The decision came less than two weeks after the government suggested that it might accept LUKoil's participation in Baku-Ceyhan. LUKoil's reversal seems sure to create further confusion about political motives in the Caspian plan.

Speaking on 10 April in Baku, Deputy Prime Minister Viktor Khristenko echoed previous Russian criticisms of Baku-Ceyhan, saying that it was not "economically feasible." But he also refused to rule out a role for LUKoil, saying, "We cannot seriously say that the state is able to form shareholders' position on a particular project."

The analysts at Troika Dialog argued that LUKoil's decision was for purely business reasons. In a research note last week, they said, "Despite some media claims that the decision was taken under pressure from the Russian government, we believe that LUKoil dropped the proposal mainly on economic grounds. The economics of the project are indeed poor, given the persistent uncertainty regarding oil supplies for the 1 million-barrel-per-day pipeline, and expected return on investment is a mere 12 percent."

But the annual return estimate is considerably lower than those cited by either SOCAR or the British oil company BP, which is leading the pipeline consortium. It is also less than one cited by LUKoil's Cheloyants, only four months ago.

Speaking at a St. Petersburg press conference on 14 December, Cheloyants cited a BP study estimating that the pipeline project's profitability had actually risen from 16 percent to about 24 percent. He also confirmed LUKoil's interest in the project, Interfax reported. Last month, SOCAR Vice President Aliyev said the return would be 15 to 25 percent.

The reason for the difference in the figures is unclear. But LUKoil's participation in Baku-Ceyhan might not have been out of line with its other investments, even if the lower estimates proved true. At its presentation last week, LUKoil said its company-wide return on assets for 2001 was 12.9 percent. On services, it was only 4.5 percent.

Whatever doubts have developed for LUKoil, the promised returns on Baku-Ceyhan have been high enough to attract Western oil companies including BP, Norway's Statoil, U.S.-based Unocal, and ENI of Italy. BP officials in Baku, London and Washington did not respond to requests for comment on the discrepancy in the profit estimates.

SOCAR officials say the project will not be affected by the LUKoil decision. An official told Azerbaijan's Media-Press agency, "We have repeatedly stated the economic attractiveness of the project. The existing number of sponsors already makes the project balanced and quite feasible. Unwillingness to participate in the project is a personal matter for LUKoil." The official repeated that the rate of return would be 25 percent.

Last week, LUKoil said it will gradually sell off its service businesses, cut costs and shut down 5,000 marginal wells to improve its performance and help the government's stock sale. Analysts were highly critical of LUKoil in February, when the company reported higher costs and falling earnings in the third quarter of last year.

The company has promised to focus on more profitable activities like exports of refined products and investments in foreign refineries.
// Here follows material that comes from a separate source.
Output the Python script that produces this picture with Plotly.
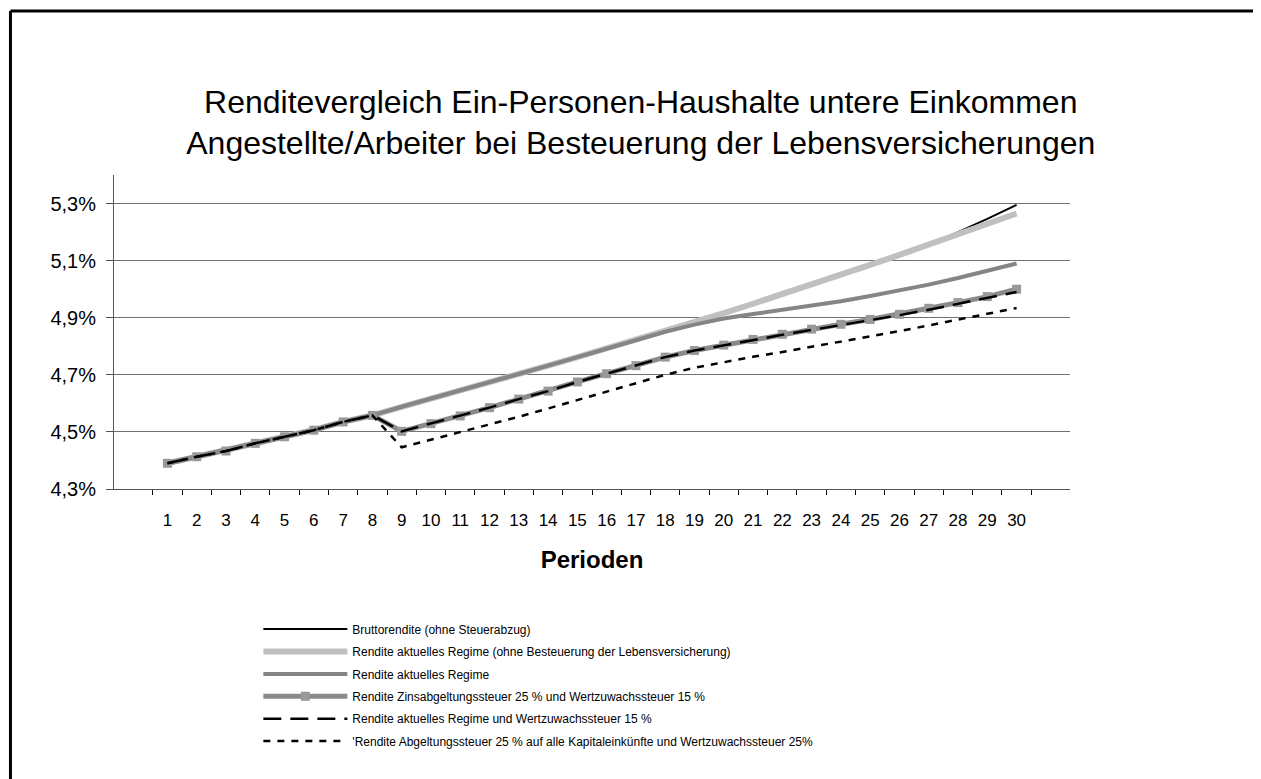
import plotly.graph_objs as go

periods = [str(i) for i in range(1, 31)]

brutto = [4.390, 4.413, 4.435, 4.460, 4.484, 4.507, 4.535, 4.558, 4.588, 4.616,
          4.645, 4.674, 4.703, 4.732, 4.762, 4.792, 4.822, 4.853, 4.884, 4.916,
          4.949, 4.982, 5.016, 5.050, 5.085, 5.120, 5.157, 5.200, 5.246, 5.295]

ohne_lv = [4.390, 4.413, 4.435, 4.460, 4.484, 4.507, 4.535, 4.558, 4.588, 4.616,
           4.645, 4.674, 4.703, 4.732, 4.762, 4.792, 4.822, 4.853, 4.884, 4.916,
           4.949, 4.982, 5.016, 5.050, 5.085, 5.120, 5.155, 5.190, 5.227, 5.265]

aktuell = [4.390, 4.413, 4.435, 4.460, 4.484, 4.507, 4.535, 4.558, 4.588, 4.616,
           4.645, 4.674, 4.703, 4.732, 4.762, 4.792, 4.822, 4.851, 4.876, 4.897,
           4.913, 4.927, 4.942, 4.958, 4.976, 4.995, 5.016, 5.039, 5.063, 5.090]

zins25_wz15 = [4.390, 4.413, 4.433, 4.460, 4.483, 4.506, 4.535, 4.558, 4.502, 4.529,
               4.556, 4.585, 4.615, 4.643, 4.675, 4.704, 4.732, 4.762, 4.785, 4.804,
               4.824, 4.842, 4.860, 4.877, 4.894, 4.912, 4.933, 4.953, 4.974, 5.000]

aktuell_wz15 = [4.390, 4.413, 4.433, 4.460, 4.483, 4.506, 4.535, 4.558, 4.502, 4.529,
                4.556, 4.585, 4.615, 4.643, 4.675, 4.704, 4.732, 4.762, 4.785, 4.804,
                4.822, 4.840, 4.857, 4.874, 4.891, 4.909, 4.928, 4.948, 4.968, 4.990]

abgeltung25 = [4.390, 4.413, 4.433, 4.460, 4.483, 4.506, 4.535, 4.558, 4.446, 4.473,
               4.500, 4.525, 4.553, 4.582, 4.611, 4.640, 4.670, 4.700, 4.725, 4.745,
               4.763, 4.780, 4.798, 4.816, 4.834, 4.853, 4.873, 4.893, 4.913, 4.934]

font = "Liberation Sans, Arial, sans-serif"

fig = go.Figure()

fig.add_trace(go.Scatter(x=periods, y=brutto, mode='lines',
                         line=dict(color='black', width=2),
                         legendgroup='a',
                         name='Bruttorendite (ohne Steuerabzug)'))
fig.add_trace(go.Scatter(x=periods, y=ohne_lv, mode='lines',
                         line=dict(color='#c0c0c0', width=6),
                         legendgroup='b',
                         name='Rendite aktuelles Regime (ohne Besteuerung der Lebensversicherung)'))
fig.add_trace(go.Scatter(x=periods, y=aktuell, mode='lines',
                         line=dict(color='#858585', width=4),
                         legendgroup='c',
                         name='Rendite aktuelles Regime'))
fig.add_trace(go.Scatter(x=periods, y=zins25_wz15, mode='lines+markers',
                         line=dict(color='#8a8a8a', width=5),
                         marker=dict(symbol='square', size=9, color='#999999'),
                         legendgroup='d',
                         name='Rendite Zinsabgeltungssteuer 25 % und Wertzuwachssteuer 15 %'))
fig.add_trace(go.Scatter(x=periods, y=aktuell_wz15, mode='lines',
                         line=dict(color='black', width=2.5, dash='18px,9px'),
                         legendgroup='e',
                         name='Rendite aktuelles Regime und Wertzuwachssteuer 15 %'))
fig.add_trace(go.Scatter(x=periods, y=abgeltung25, mode='lines',
                         line=dict(color='black', width=2.5, dash='7px,7px'),
                         legendgroup='f',
                         name="'Rendite Abgeltungssteuer 25 % auf alle Kapitaleinkünfte und Wertzuwachssteuer 25%"))

fig.update_layout(
    width=1253,
    height=771,
    margin=dict(l=106, r=191, t=167, b=290),
    paper_bgcolor='white',
    plot_bgcolor='white',
    separators=',.',
    font=dict(family=font, color='black'),
    title=dict(
        text='Renditevergleich Ein-Personen-Haushalte untere Einkommen<br>'
             'Angestellte/Arbeiter bei Besteuerung der Lebensversicherungen',
        x=0.505, xref='container', xanchor='center',
        y=0.864, yref='container', yanchor='middle',
        font=dict(family=font, size=32, color='black'),
    ),
    xaxis=dict(
        type='category',
        title=dict(text='<b>Perioden</b>', font=dict(size=24), standoff=21),
        showgrid=False,
        showline=True, linecolor='#555555', linewidth=1,
        ticks='outside', tickson='boundaries', ticklen=5, tickcolor='black',
        ticklabelstandoff=16,
        tickfont=dict(size=17),
        zeroline=False,
    ),
    yaxis=dict(
        range=[4.3, 5.4],
        tick0=4.3, dtick=0.2,
        tickformat='.1f', ticksuffix='%',
        showgrid=True, gridcolor='#707070', gridwidth=1,
        showline=True, linecolor='#555555', linewidth=1,
        ticks='outside', ticklen=7, tickcolor='#555555',
        ticklabelstandoff=6,
        tickfont=dict(size=20),
        zeroline=False,
    ),
    showlegend=True,
    legend=dict(
        x=0.151, y=-0.40, xanchor='left', yanchor='top',
        orientation='v',
        itemwidth=84,
        tracegroupgap=3.4,
        font=dict(family=font, size=12),
        bgcolor='rgba(0,0,0,0)',
    ),
    shapes=[
        dict(type='line', xref='paper', yref='paper',
             x0=-0.1083, x1=1.3, y0=1.522, y1=1.522,
             line=dict(color='black', width=3)),
        dict(type='line', xref='paper', yref='paper',
             x0=-0.1083, x1=-0.1083, y0=1.522, y1=-1.0,
             line=dict(color='black', width=3)),
    ],
)

fig.write_html("out.html")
The pipeline may have seemed a poor fit for the restructuring plan.

But LUKoil has said little about its reasons for dropping Baku-Ceyhan after many months of negotiating a deal. One analyst, who spoke on condition of anonymity, suggested that LUKoil had hoped for concessions on other unrelated deals with Azerbaijan. But there has been no explanation of why estimates on the pipeline's profitability have varied so widely in the past four months.

Whether LUKoil's decision was driven by business, politics or both, it is unlikely to end the questions about Russia's policy toward the Baku-Ceyhan project and the pressures on the Caspian route.